Moreover, here, it is assumed that in stack 4 having been through
the step (S20), main surface 2A of epitaxial layer 2 is warped in
the form of a projection. In such a case, stress at the backside
surface 1B side can be relaxed by forming groove 9 in backside
surface 1B of base substrate 1 as described above. Accordingly, the
warpage of stack 4 can be suppressed effectively.
[0066] It should be noted that when main surface 2A of epitaxial
layer 2 is warped in the form of a recess after the step (S20),
groove 9 may be formed in main surface 2A of epitaxial layer 2 as
shown in FIG. 12. In this case, stress at the main surface 2A side
of epitaxial layer 2 can be relaxed by groove 9, thereby reducing
the warpage effectively. Moreover, on this occasion, it is
preferable to form grooves 9 within dicing lines 21 as shown in
FIG. 13 because main surface 2A of epitaxial layer 2 is a surface
with which a semiconductor device is formed. In this way, no groove
9 is formed in an element formation region surrounded by the dicing
lines, thereby suppressing occurrence of such a problem that the
area of the element formation region becomes small due to groove 9
being formed in silicon carbide semiconductor substrate 10.
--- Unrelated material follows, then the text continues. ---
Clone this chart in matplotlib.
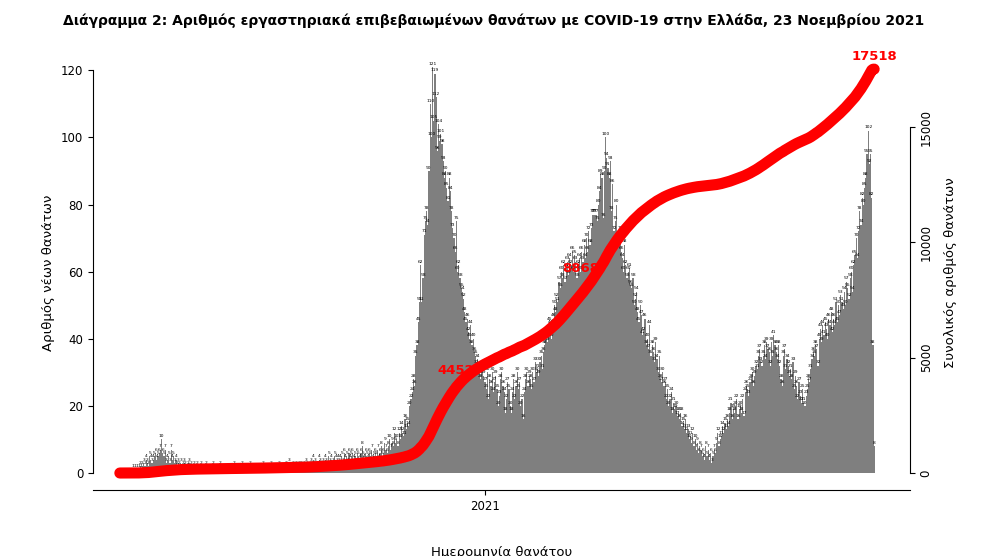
import numpy as np
import matplotlib
matplotlib.use("Agg")
import matplotlib.pyplot as plt

# daily deaths, starting 1 March 2020
mar20 = [0,0,0,0,0,0,0,0,0,0,0,1,0,1,1,0,1,2,1,2,3,2,4,3,2,5,4,3,4,5,6]
apr20 = [4,5,6,7,10,6,5,7,3,4,5,3,7,4,5,3,4,2,3,2,3,1,2,3,2,1,2,3,1,2]
may20 = [1,2,1,0,2,1,1,2,0,1,1,2,0,1,1,0,1,2,1,0,1,1,0,2,1,0,1,1,0,1,1]
jun20 = [0,1,1,0,2,1,0,1,0,1,2,0,1,0,1,1,0,2,1,0,1,0,1,1,0,1,0,1,2,1]
jul20 = [0,1,1,0,1,2,1,0,1,1,0,2,1,1,0,1,0,2,1,1,3,1,0,2,1,1,2,1,2,1,2]
aug20 = [1,2,1,3,2,1,2,3,2,4,2,3,1,2,4,3,2,3,2,4,3,2,5,3,4,2,3,5,4,3,4]
sep20 = [3,4,5,3,6,4,5,3,6,4,5,6,4,5,3,6,5,4,6,8,5,4,6,5,4,6,5,7,4,5]
oct20 = [6,5,7,4,6,8,5,6,9,7,6,8,10,7,9,8,12,9,10,8,12,10,14,12,11,16,13,15,14,20,22]
nov20 = [24,28,26,35,38,45,51,62,51,58,71,75,78,74,90,110,100,121,105,119,112,96,104,99,101,98,93,88,90,85]
dec20 = [81,88,84,78,73,70,66,75,60,62,58,55,54,52,48,45,46,42,40,44,38,40,36,35,32,34,30,28,30,31,29]
jan21 = [27,25,30,22,28,26,30,24,27,29,25,20,23,28,30,26,24,18,22,27,25,20,18,24,28,22,26,30,25,27,20]
feb21 = [22,16,24,28,30,26,29,28,25,30,27,33,30,31,29,33,35,31,36,38,40,39,42,45,44,40,46,50]
mar21 = [48,52,51,57,55,60,58,62,57,61,63,59,64,62,66,60,65,63,58,62,64,60,66,63,68,64,70,66,72,68,73]
apr21 = [77,77,77,77,75,80,84,89,88,76,90,100,94,91,88,93,78,86,72,75,80,70,68,72,66,64,60,68,62,58]
may21 = [60,61,56,55,58,50,52,54,48,45,50,47,41,42,46,38,40,37,44,35,38,36,33,39,34,30,35,28,27,30,26]
jun21 = [27,22,25,20,22,24,18,21,19,20,17,18,16,18,14,15,13,16,12,13,10,11,9,12,8,10,7,9,6,8]
jul21 = [7,5,6,4,8,5,7,4,6,3,5,7,6,9,12,8,10,11,14,12,15,13,16,14,18,21,16,19,18,20,22]
aug21 = [16,19,20,18,22,17,24,26,25,23,27,28,30,26,29,32,31,35,37,33,32,35,38,34,39,37,36,32,39,35,41]
sep21 = [38,36,34,38,32,28,26,35,37,31,34,32,29,31,28,33,25,29,26,22,27,23,21,25,21,20,23,25,28,27]
oct21 = [31,34,36,35,38,37,32,40,43,39,44,41,45,43,40,46,44,48,42,46,44,51,45,50,47,53,51,49,54,50,57]
nov21 = [55,52,58,60,54,62,65,70,64,72,78,74,82,80,85,88,95,102,92,95,82,38,8]

daily = np.array(mar20 + apr20 + may20 + jun20 + jul20 + aug20 + sep20 + oct20 + nov20 + dec20
                 + jan21 + feb21 + mar21 + apr21 + may21 + jun21 + jul21 + aug21 + sep21 + oct21 + nov21)
days = np.arange(len(daily))
cum = np.cumsum(daily)
jan1_2021 = 306
label_days = [297, 402]

fig = plt.figure(figsize=(9.88, 5.56), dpi=100)
ax = fig.add_axes([0.094, 0.1187, 0.827, 0.782])
ax.bar(days, daily, width=1.0, color="#7f7f7f", zorder=1)
for d, v in zip(days, daily):
    ax.text(d, v + 0.4, str(v), fontsize=3.2, ha="center", va="bottom", zorder=2)

ax.set_xlim(-22.6, 662)
ax.set_ylim(-5.06, 124.5)
ax.spines["top"].set_visible(False)
ax.spines["right"].set_visible(False)
ax.spines["left"].set_bounds(0, 120)
ax.set_yticks([0, 20, 40, 60, 80, 100, 120])
ax.set_xticks([jan1_2021])
ax.set_xticklabels(["2021"])
ax.tick_params(labelsize=8.5)
ax.set_ylabel("Αριθμός νέων θανάτων", fontsize=9.5)
ax.set_xlabel("Ημερομηνία θανάτου", fontsize=9.5, labelpad=24)

ax2 = ax.twinx()
ax2.plot(days, cum, color="red", lw=8, solid_capstyle="round", zorder=5)
ax2.set_ylim(-737, 18121)
for s in ["top", "left", "bottom"]:
    ax2.spines[s].set_visible(False)
ax2.spines["right"].set_bounds(0, 15000)
ax2.set_yticks([0, 5000, 10000, 15000])
ax2.set_yticklabels(["0", "5000", "10000", "15000"], rotation=90, va="center")
ax2.tick_params(labelsize=8.5)
ax2.set_ylabel("Συνολικός αριθμός θανάτων", fontsize=9.5, labelpad=8)
for d in label_days:
    ax2.text(d, cum[d], str(cum[d]), color="red", fontsize=9.5, fontweight="bold", ha="right", va="center", zorder=6)
ax2.text(days[-1], cum[-1] + 250, str(cum[-1]), color="red", fontsize=9.5, fontweight="bold", ha="center", va="bottom", zorder=6)

fig.suptitle("Διάγραμμα 2: Αριθμός εργαστηριακά επιβεβαιωμένων θανάτων με COVID-19 στην Ελλάδα, 23 Νοεμβρίου 2021",
             fontsize=10, fontweight="bold", y=0.975)
fig.savefig("out.png", dpi=100)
Moreover, when grooves 9 are thus formed in dicing lines 21,
grooves 9 may be formed only in part of the plurality of dicing
lines 21 or grooves 9 may be formed in all the dicing lines 21.
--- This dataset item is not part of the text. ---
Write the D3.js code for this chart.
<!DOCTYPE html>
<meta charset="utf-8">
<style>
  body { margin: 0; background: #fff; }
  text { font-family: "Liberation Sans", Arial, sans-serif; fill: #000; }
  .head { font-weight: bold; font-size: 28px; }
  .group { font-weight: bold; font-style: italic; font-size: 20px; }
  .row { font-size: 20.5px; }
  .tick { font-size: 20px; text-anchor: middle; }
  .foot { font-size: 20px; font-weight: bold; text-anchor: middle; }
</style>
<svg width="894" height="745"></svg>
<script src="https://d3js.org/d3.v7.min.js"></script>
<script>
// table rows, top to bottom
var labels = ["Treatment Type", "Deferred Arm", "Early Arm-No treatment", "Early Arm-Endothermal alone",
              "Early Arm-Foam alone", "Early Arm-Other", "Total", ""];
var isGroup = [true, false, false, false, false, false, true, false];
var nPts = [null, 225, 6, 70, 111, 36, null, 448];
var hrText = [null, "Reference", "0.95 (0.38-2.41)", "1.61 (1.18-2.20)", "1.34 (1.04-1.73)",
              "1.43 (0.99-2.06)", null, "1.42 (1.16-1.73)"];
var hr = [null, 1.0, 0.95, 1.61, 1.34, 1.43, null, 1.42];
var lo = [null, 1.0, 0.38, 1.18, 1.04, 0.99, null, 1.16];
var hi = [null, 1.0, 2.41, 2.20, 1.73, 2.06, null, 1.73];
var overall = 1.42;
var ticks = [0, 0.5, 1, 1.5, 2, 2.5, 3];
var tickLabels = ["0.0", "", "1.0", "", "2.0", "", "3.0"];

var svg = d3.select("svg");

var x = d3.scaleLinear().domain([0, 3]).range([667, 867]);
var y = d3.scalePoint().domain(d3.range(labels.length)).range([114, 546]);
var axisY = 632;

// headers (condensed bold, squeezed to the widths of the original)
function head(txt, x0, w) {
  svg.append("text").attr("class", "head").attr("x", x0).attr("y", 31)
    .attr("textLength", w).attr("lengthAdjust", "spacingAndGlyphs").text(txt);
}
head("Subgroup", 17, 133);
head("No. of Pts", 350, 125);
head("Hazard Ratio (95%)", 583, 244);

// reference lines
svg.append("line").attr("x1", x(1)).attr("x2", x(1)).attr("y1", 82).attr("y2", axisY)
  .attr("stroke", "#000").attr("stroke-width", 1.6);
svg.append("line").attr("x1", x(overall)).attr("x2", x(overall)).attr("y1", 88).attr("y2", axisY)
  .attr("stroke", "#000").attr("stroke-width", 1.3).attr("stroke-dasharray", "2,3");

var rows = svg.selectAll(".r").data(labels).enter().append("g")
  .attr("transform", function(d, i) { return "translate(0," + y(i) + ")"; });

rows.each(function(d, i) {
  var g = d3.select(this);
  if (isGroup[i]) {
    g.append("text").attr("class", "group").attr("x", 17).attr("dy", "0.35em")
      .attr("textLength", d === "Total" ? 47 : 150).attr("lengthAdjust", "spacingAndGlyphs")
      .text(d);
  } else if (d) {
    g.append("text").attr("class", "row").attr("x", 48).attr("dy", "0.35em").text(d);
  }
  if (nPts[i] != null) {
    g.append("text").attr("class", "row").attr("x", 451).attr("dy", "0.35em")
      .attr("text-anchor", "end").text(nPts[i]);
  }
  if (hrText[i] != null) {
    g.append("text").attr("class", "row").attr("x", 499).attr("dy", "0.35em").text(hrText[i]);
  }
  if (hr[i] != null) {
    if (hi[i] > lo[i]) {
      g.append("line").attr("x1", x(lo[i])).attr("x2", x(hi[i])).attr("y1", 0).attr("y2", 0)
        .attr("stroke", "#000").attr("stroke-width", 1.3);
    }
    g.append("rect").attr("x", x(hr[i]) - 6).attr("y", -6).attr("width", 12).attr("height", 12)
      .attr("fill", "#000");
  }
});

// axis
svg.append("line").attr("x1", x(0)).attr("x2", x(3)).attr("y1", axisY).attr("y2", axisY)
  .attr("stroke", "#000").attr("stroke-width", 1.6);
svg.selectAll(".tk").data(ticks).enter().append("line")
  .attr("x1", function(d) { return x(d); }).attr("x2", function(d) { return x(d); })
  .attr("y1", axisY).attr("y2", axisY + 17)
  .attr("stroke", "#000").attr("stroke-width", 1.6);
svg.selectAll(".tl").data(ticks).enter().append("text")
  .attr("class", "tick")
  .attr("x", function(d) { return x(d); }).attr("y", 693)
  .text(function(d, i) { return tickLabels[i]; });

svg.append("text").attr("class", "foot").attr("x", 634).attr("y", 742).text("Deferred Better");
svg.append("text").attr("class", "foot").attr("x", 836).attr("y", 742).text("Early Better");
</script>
[0067] Moreover, as described above, a surface to be provided with
groove 9 is determined in accordance with a state of warpage of
stack 4; however, both main surface 2A of epitaxial layer 2 and
backside surface 1B of base substrate 1 may be provided with
grooves 9 in accordance with a state of warpage.
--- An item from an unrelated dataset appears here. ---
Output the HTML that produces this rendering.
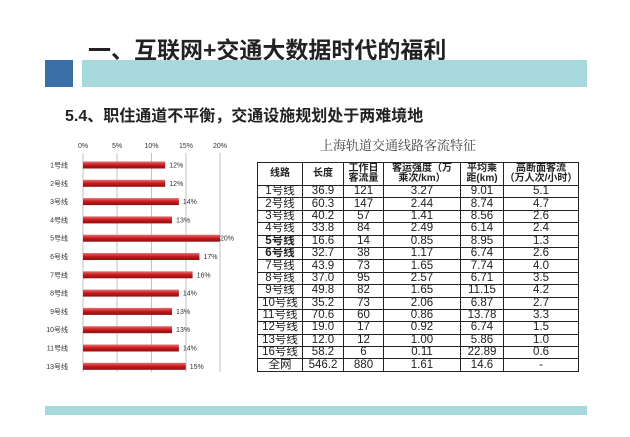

[0068] Next, the following describes function and effect of silicon
carbide semiconductor substrate 10 and the method for manufacturing
silicon carbide semiconductor substrate 10 according to the present
embodiment. In silicon carbide semiconductor substrate 10 according
to the present embodiment, groove 9 is formed in backside surface
1B of stack 4, which includes base substrate 1 having an outer
diameter of 6 inches and epitaxial layer 2 formed on main surface
1A of base substrate 1, or main surface 2A of epitaxial layer 2.
Accordingly, silicon carbide semiconductor substrate 10 can have a
warpage of not less than -100 .mu.m and not more than 100 .mu.m
when the substrate temperature is a room temperature, and can have
an amount of warpage of not less than -1.5 mm and not more than 1.5
mm when the substrate temperature is not less than 100.degree. C.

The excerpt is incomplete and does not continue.